PROBLEM TO WORK ON:
Give again, exactly as written, the lines of the records below from the line with "Emit a web page" to the line with "</script></body></html>". Both end lines count; pictures do not.

RECORDS FOR THIS TASK:

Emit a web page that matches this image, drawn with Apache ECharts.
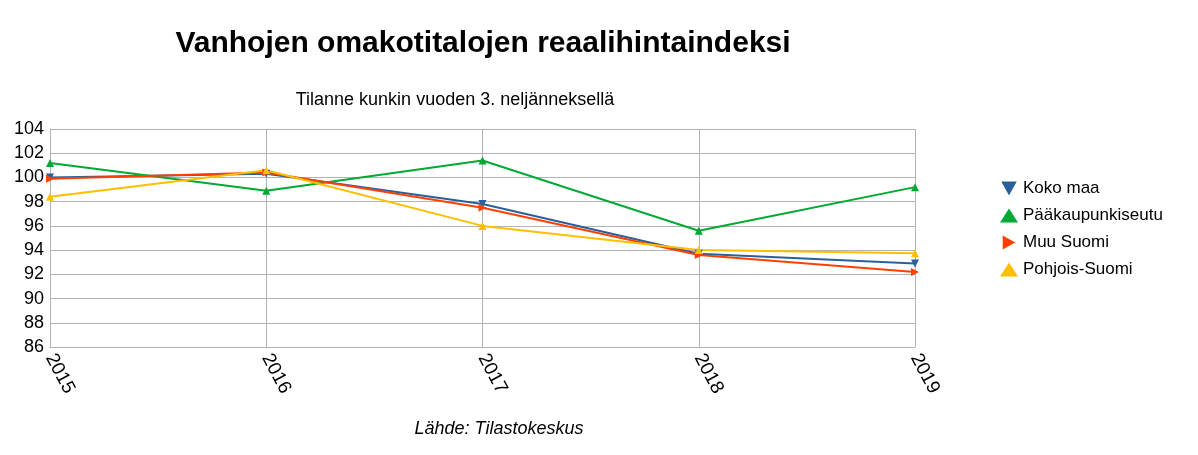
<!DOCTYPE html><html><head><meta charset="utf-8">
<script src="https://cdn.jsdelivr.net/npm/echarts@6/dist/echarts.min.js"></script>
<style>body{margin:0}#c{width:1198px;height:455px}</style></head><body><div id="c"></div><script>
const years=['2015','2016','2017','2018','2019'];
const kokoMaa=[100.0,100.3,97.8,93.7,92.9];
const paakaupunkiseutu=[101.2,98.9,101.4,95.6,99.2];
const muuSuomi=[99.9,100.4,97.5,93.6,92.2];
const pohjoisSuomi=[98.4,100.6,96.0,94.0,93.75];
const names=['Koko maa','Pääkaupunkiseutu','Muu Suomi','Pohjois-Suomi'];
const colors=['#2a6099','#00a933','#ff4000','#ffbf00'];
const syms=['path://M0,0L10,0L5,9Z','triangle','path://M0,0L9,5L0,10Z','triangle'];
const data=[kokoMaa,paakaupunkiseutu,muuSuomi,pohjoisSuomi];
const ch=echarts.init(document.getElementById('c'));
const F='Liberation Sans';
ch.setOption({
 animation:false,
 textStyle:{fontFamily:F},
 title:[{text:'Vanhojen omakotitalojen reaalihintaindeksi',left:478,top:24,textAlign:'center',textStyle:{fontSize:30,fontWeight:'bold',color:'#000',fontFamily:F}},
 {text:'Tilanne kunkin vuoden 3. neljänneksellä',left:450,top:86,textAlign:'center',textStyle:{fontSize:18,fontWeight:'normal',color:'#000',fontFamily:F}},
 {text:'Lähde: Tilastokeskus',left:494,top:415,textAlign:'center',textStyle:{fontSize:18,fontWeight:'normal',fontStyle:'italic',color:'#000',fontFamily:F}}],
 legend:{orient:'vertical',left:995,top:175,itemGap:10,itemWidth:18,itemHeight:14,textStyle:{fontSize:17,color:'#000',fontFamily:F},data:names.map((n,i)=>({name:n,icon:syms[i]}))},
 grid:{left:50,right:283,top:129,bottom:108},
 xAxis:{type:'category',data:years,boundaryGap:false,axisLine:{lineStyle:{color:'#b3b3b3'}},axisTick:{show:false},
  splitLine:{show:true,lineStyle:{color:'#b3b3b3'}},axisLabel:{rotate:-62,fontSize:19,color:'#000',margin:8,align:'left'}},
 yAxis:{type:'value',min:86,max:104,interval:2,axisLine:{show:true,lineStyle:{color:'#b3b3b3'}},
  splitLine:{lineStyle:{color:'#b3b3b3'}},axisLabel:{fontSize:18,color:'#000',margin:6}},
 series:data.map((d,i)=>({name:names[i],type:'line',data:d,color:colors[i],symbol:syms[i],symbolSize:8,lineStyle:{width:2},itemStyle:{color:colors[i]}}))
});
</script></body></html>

---

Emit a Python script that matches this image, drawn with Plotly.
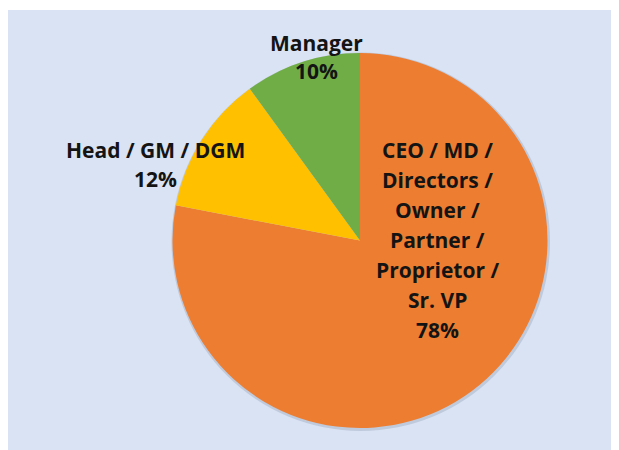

OUTPUT:
Emit a web page that matches this image, drawn with Apache ECharts.
<!DOCTYPE html><html><head><meta charset="utf-8">
<script src="https://cdn.jsdelivr.net/npm/echarts@6/dist/echarts.min.js"></script>
<style>body{margin:0}#c{width:1198px;height:455px}</style></head><body><div id="c"></div><script>
const years=['2015','2016','2017','2018','2019'];
const kokoMaa=[100.0,100.3,97.8,93.7,92.9];
const paakaupunkiseutu=[101.2,98.9,101.4,95.6,99.2];
const muuSuomi=[99.9,100.4,97.5,93.6,92.2];
const pohjoisSuomi=[98.4,100.6,96.0,94.0,93.75];
const names=['Koko maa','Pääkaupunkiseutu','Muu Suomi','Pohjois-Suomi'];
const colors=['#2a6099','#00a933','#ff4000','#ffbf00'];
const syms=['path://M0,0L10,0L5,9Z','triangle','path://M0,0L9,5L0,10Z','triangle'];
const data=[kokoMaa,paakaupunkiseutu,muuSuomi,pohjoisSuomi];
const ch=echarts.init(document.getElementById('c'));
const F='Liberation Sans';
ch.setOption({
 animation:false,
 textStyle:{fontFamily:F},
 title:[{text:'Vanhojen omakotitalojen reaalihintaindeksi',left:478,top:24,textAlign:'center',textStyle:{fontSize:30,fontWeight:'bold',color:'#000',fontFamily:F}},
 {text:'Tilanne kunkin vuoden 3. neljänneksellä',left:450,top:86,textAlign:'center',textStyle:{fontSize:18,fontWeight:'normal',color:'#000',fontFamily:F}},
 {text:'Lähde: Tilastokeskus',left:494,top:415,textAlign:'center',textStyle:{fontSize:18,fontWeight:'normal',fontStyle:'italic',color:'#000',fontFamily:F}}],
 legend:{orient:'vertical',left:995,top:175,itemGap:10,itemWidth:18,itemHeight:14,textStyle:{fontSize:17,color:'#000',fontFamily:F},data:names.map((n,i)=>({name:n,icon:syms[i]}))},
 grid:{left:50,right:283,top:129,bottom:108},
 xAxis:{type:'category',data:years,boundaryGap:false,axisLine:{lineStyle:{color:'#b3b3b3'}},axisTick:{show:false},
  splitLine:{show:true,lineStyle:{color:'#b3b3b3'}},axisLabel:{rotate:-62,fontSize:19,color:'#000',margin:8,align:'left'}},
 yAxis:{type:'value',min:86,max:104,interval:2,axisLine:{show:true,lineStyle:{color:'#b3b3b3'}},
  splitLine:{lineStyle:{color:'#b3b3b3'}},axisLabel:{fontSize:18,color:'#000',margin:6}},
 series:data.map((d,i)=>({name:names[i],type:'line',data:d,color:colors[i],symbol:syms[i],symbolSize:8,lineStyle:{width:2},itemStyle:{color:colors[i]}}))
});
</script></body></html>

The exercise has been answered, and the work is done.